Para Warhem, o principal desafio será convencer os bancos comerciais de que a moeda virtual é uma boa ideia – afinal ela lhes priva de depósitos. “Vão impor um limite, mas também vão aceitar que as pessoas e comerciantes tenham várias contas ao mesmo tempo. Eles poderiam, então, retirar todo o seu dinheiro do banco e colocar na carteira digital, o que poderia ser muito desestabilizador para o sistema bancário, principalmente em caso de crise na zona do euro”, ressalta o pesquisador do Centro de Política Europeia, de Paris. “Além disso, vamos criar uma solução de pagamentos pública que vai entrar em competição com as centenas de opções privadas que já existem. Acho difícil imaginar que a solução pública vai vencer. Ou seja, a questão da adesão é um verdadeiro desafio e ainda está sendo subestimada, a meu ver.”
É por isso que, a princípio, os bancos e as médias e grandes empresas serão obrigadas a oferecer o Cash+ nas suas transações, mas as pessoas físicas e pequenas empresas poderão optar se querem ou não. Não será necessário ter uma conta bancária para usar o serviço, ao contrário dos aplicativos disponíveis no mercado.

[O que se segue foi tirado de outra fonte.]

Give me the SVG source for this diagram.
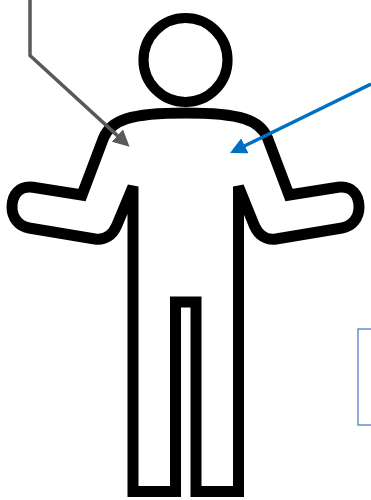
<svg xmlns="http://www.w3.org/2000/svg" width="371" height="500" viewBox="0 0 371 500">
  <style>
    .fig { fill: #fff; stroke: #000; stroke-width: 11; stroke-miterlimit: 4; }
    .conn { fill: none; stroke-width: 3.5; }
  </style>
  <defs>
    <marker id="ag" viewBox="0 0 10 10" refX="2.7" refY="5" markerWidth="4.7" markerHeight="4.7" orient="auto"><path d="M0 0L10 5L0 10Z" fill="#595959"/></marker>
    <marker id="ab" viewBox="0 0 10 10" refX="2.7" refY="5" markerWidth="4.7" markerHeight="4.7" orient="auto"><path d="M0 0L10 5L0 10Z" fill="#0070C0"/></marker>
  </defs>
  <rect width="371" height="500" fill="#fff"/>
  <g id="figure">
    <circle class="fig" style="stroke-width:10.2" cx="185.5" cy="60" r="42"/>
    <path class="fig" d="M133 186.500L116.500 226C112.500 235 105 240.500 95 239L29 228C19 226.500 12 218 12 207C12 195 19 185.500 33 187.300L82 195L103.500 138C111 120 130 113 185.500 113C241 113 260 120 267.500 138L289 195L338 187.300C352 185.500 359 195 359 207C359 218 352 226.500 342 228L276 239C266 240.500 258.500 235 254.500 226L238.500 186.500V491.500H196V302H175.500V491.500H133Z"/>
  </g>
  <g id="box">
    <rect x="358" y="329" width="30" height="96" fill="none" stroke="#4472C4" stroke-width="1.2"/>
  </g>
  <g id="connectors">
    <path class="conn" stroke="#595959" marker-end="url(#ag)" d="M30 0V55.500L120.700 138.600"/>
    <path class="conn" stroke="#0070C0" marker-end="url(#ab)" d="M371 84L240.800 147.700"/>
  </g>
</svg>
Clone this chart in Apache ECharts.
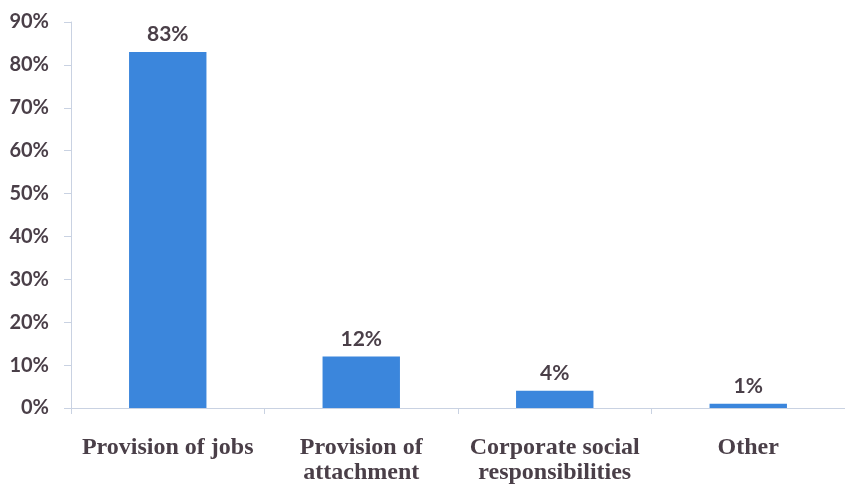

Apesar das aparentes vantagens, a adesão dos europeus a essa alternativa ao dinheiro físico ainda é uma incógnita, principalmente por temores quanto à segurança e à preservação da privacidade, salienta Nathalie Janson.
“Vai ser preciso ver como garantir aos cidadãos que o euro digital não será uma porta de entrada para eles serem controlados. Esse é um aspecto que bloqueia muito a questão nos Estados Unidos”, disse a especialista. “Hoje, no projeto de lei, o Banco Central se compromete a não olhar as transações e elas deverão se concentrar ao nível das carteiras digitais dos usuários. Entretanto, acho que mesmo assim poderemos ter reticências ao projeto. Não temos, todos, a mesma confiança no Estado, entre os países que compõem a União Europeia.”